Unfortunately the law of bigamy stops me getting another one! 

:wav: :wav: :wav:


----------



## teemyob (Nov 22, 2005)

http://citycoolingmanchester.co.uk/appliance-repair/2644813

£45 call-out


----------



## Jimblob44 (Oct 26, 2013)

WE also have an insurance policy which covers us for our washing machine, dryer,dishwasher, microwave and boiler.
When out washing machine went on the bung it was replaced within the week, no hassle.
That one breakdown more than covered two years insurance premiums, we also get a free service on our boiler every year so well worth considering Aldra, if only for peace of mind 

Jim.


----------



## coppo (May 27, 2009)

Sandra I have an excellent dishwasher.

Goes by the name of Caroline :lol: 

Paul.


----------



## Spacerunner (Mar 18, 2006)

Last time I had a service engineer come and check out my dishwasher she chased him out of the house.


----------



## Easyriders (May 16, 2011)

rosalan said:


> Possibly an answer if you do not mind some DIY.
> The heater uses a lot of power and it is not unknown for the heater contacts on the board to require re-soldering.
> We have a Bosch and had no heat, the call out was £40 and the man took off the top cover to access the board. Sure enough as he had anticipated there was a small area of black smoke burn. He took out his soldering iron and re-soldered the contact.... job done.
> Ten minutes and £40 later, he left.
> ...


Same as Alan, we had our Siemens dishwasher repaired. The heater wasn't working, so the washing action just went on and on. Called my trusty repair man (who's well over retirement age), and he explained that all the soldering done during manufacture is done by machine, using only one type of solder. However, the heater contact really needs a different type of solder, able to withstand heat better.

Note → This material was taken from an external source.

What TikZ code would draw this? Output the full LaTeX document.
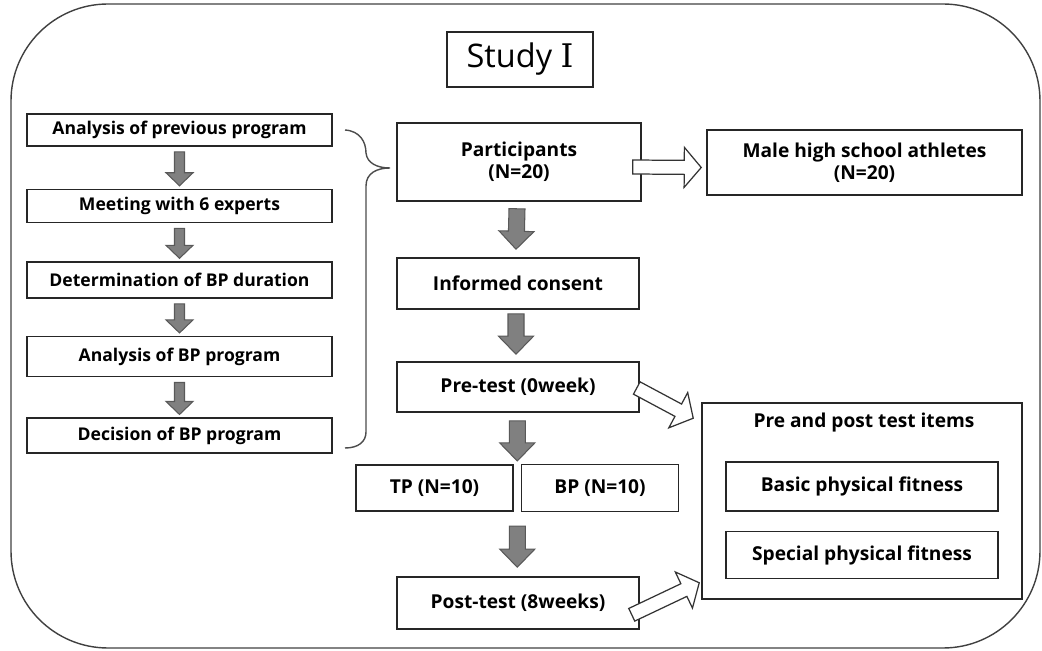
\documentclass[tikz,border=0pt]{standalone}
\usepackage{fontspec}
\setmainfont{Open Sans}
\newfontfamily\numeralfont{DejaVu Serif}
\usepackage{xcolor}
\usepackage{tikz}
\usetikzlibrary{calc, positioning}

\tikzset{
  box/.style={draw=black!85, line width=0.9pt, inner sep=0pt, align=center,
    font=\bfseries\fontsize{10.9}{12.5}\selectfont},
  leftbox/.style={box, minimum width=6.1cm, font=\bfseries\fontsize{10}{12}\selectfont},
  midbox/.style={box, minimum width=4.84cm},
  titlebox/.style={draw=black!85, line width=0.9pt, inner sep=0pt,
    minimum width=2.92cm, minimum height=1.1cm, font=\fontsize{18.5}{22}\selectfont},
  frame/.style={draw=black!75, line width=0.8pt, rounded corners=1.94cm},
  grayarrow/.style={draw=black!65, fill=black!50, line width=0.6pt},
  whitearrow/.style={draw=black!80, fill=white, line width=0.7pt},
}

% block arrow: style, from, to, shaft half width, head half width, head length
\newcommand{\blockarrow}[6]{%
  \coordinate (ba-s) at (#2);
  \coordinate (ba-e) at (#3);
  \coordinate (ba-h) at ($(ba-e)!#6!(ba-s)$);
  \draw[#1] ($(ba-s)!#4!90:(ba-e)$) -- ($(ba-h)!#4!90:(ba-e)$)
    -- ($(ba-h)!#5!90:(ba-e)$) -- (ba-e) -- ($(ba-h)!#5!-90:(ba-e)$)
    -- ($(ba-h)!#4!-90:(ba-e)$) -- ($(ba-s)!#4!-90:(ba-e)$) -- cycle;
}

\begin{document}
\begin{tikzpicture}[x=0.02cm, y=-0.02cm]
    \useasboundingbox (0,0) rectangle (1042,651);
    \draw[frame] (11,4) rectangle (1040,648);
    \node (study) [titlebox] at (520,59.5) {Study {\numeralfont Ⅰ}};
    % program development
    \node (a1) [leftbox, minimum height=0.64cm] at (179.5,130) {Analysis of previous program};
    \node (a2) [leftbox, minimum height=0.66cm, below=0.84cm of a1] {Meeting with 6 experts};
    \node (a3) [leftbox, minimum height=0.72cm, below=0.76cm of a2] {Determination of BP duration};
    \node (a4) [leftbox, minimum height=0.8cm, below=0.74cm of a3] {Analysis of BP program};
    \node (a5) [leftbox, minimum height=0.7cm, below=0.8cm of a4] {Decision of BP program};
    \foreach \i/\j in {1/2, 2/3, 3/4, 4/5}
      \blockarrow{grayarrow}{$(a\i.south)+(0,5)$}{$(a\j.north)+(0,-3)$}{0.1cm}{0.27cm}{0.26cm};
    \draw[black!70, line width=0.8pt]
    (345,130) .. controls (360,131) and (366,142) .. (366,153)
    .. controls (367,163) and (377,168) .. (390,168)
    .. controls (377,168) and (366,173) .. (366,186)
    -- (366,432) .. controls (366,442) and (358,448) .. (345,448);
    % study design
    \node (part) [midbox, minimum width=4.88cm, minimum height=1.56cm] at (519,162) {Participants\\(N=20)};
    \node (male) [box, minimum width=6.3cm, minimum height=1.3cm] at (864.5,162.5) {Male high school athletes\\(N=20)};
    \node (consent) [midbox, minimum height=1.02cm] at (518,283.5) {Informed consent};
    \node (pre) [midbox, minimum height=1cm] at (518,387) {Pre-test (0week)};
    \node (tp) [box, minimum width=3.14cm, minimum height=0.92cm] at (434.5,488) {TP (N=10)};
    \node (bp) [box, minimum width=3.14cm, minimum height=0.94cm, right=0.14cm of tp] {BP (N=10)};
    \node (post) [midbox, minimum height=1.04cm] at (518,603) {Post-test (8weeks)};
    \coordinate (split) at ($(tp.north east)!0.5!(bp.north west)$);
    \coordinate (join) at ($(tp.south east)!0.5!(bp.south west)$);
    \blockarrow{grayarrow}{$(part.south)+(-2,7)$}{$(consent.north)+(-2,-8)$}{0.16cm}{0.35cm}{0.36cm};
    \blockarrow{grayarrow}{$(consent.south)+(-2,4)$}{$(pre.north)+(-2,-7)$}{0.16cm}{0.35cm}{0.36cm};
    \blockarrow{grayarrow}{$(split |- pre.south)+(0,8)$}{$(split)+(0,-3)$}{0.16cm}{0.35cm}{0.36cm};
    \blockarrow{grayarrow}{$(join)+(0,14)$}{$(join |- post.north)+(0,-9)$}{0.16cm}{0.35cm}{0.36cm};
    % test items
    \node (items) [draw=black!85, line width=0.9pt, minimum width=6.4cm, minimum height=3.92cm] at (862,501) {};
    \node (itemstitle) [font=\bfseries\fontsize{10.9}{12.5}\selectfont] at (864,423) {Pre and post test items};
    \node (basic) [box, minimum width=5.44cm, minimum height=0.98cm] at (862,486.5) {Basic physical fitness};
    \node (special) [box, minimum width=5.44cm, minimum height=0.94cm, below=0.38cm of basic] {Special physical fitness};
    \blockarrow{whitearrow}{$(part.east)+(-9,5)$}{$(male.west)+(-5,5)$}{0.14cm}{0.4cm}{0.34cm};
    \blockarrow{whitearrow}{$(pre.east)+(-3,1)$}{$(items.north west)+(-8,16)$}{0.14cm}{0.4cm}{0.34cm};
    \blockarrow{whitearrow}{$(post.south east)+(-8,-15)$}{$(items.south west)+(-2,-17)$}{0.14cm}{0.4cm}{0.34cm};
\end{tikzpicture}
\end{document}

He took the board out, soldered the connection, and it's worked fine ever since (7 years). Cost us £20, a cheese sandwich, coffee and piece of cake!

Trouble is, repairmen (and women) like that are a dying breed. Most repairmen these days are just fitters, who would remove the whole board and fit a new one at the cost of £100+.

Try asking around friends etc, see if anyone knows someone "Old school" to do repairs.


----------



## daveil (Mar 14, 2010)

Totally agree with easy rider, as i am an"old school" repairman.(although not that old) get a good local engineer as recommend by friends and family. We don't all wear masks and are called dick!


----------



## pippin (Nov 15, 2007)

daveil: 
"Totally agree with easy rider, as I am an"old school" repairman.(although not that old)"

I too am an "old school" repairman (and definitely OLD!).

Burnt connections and solder joints in high current circuits are so common that the manufacturers should pay US for repairing such obvious design faults.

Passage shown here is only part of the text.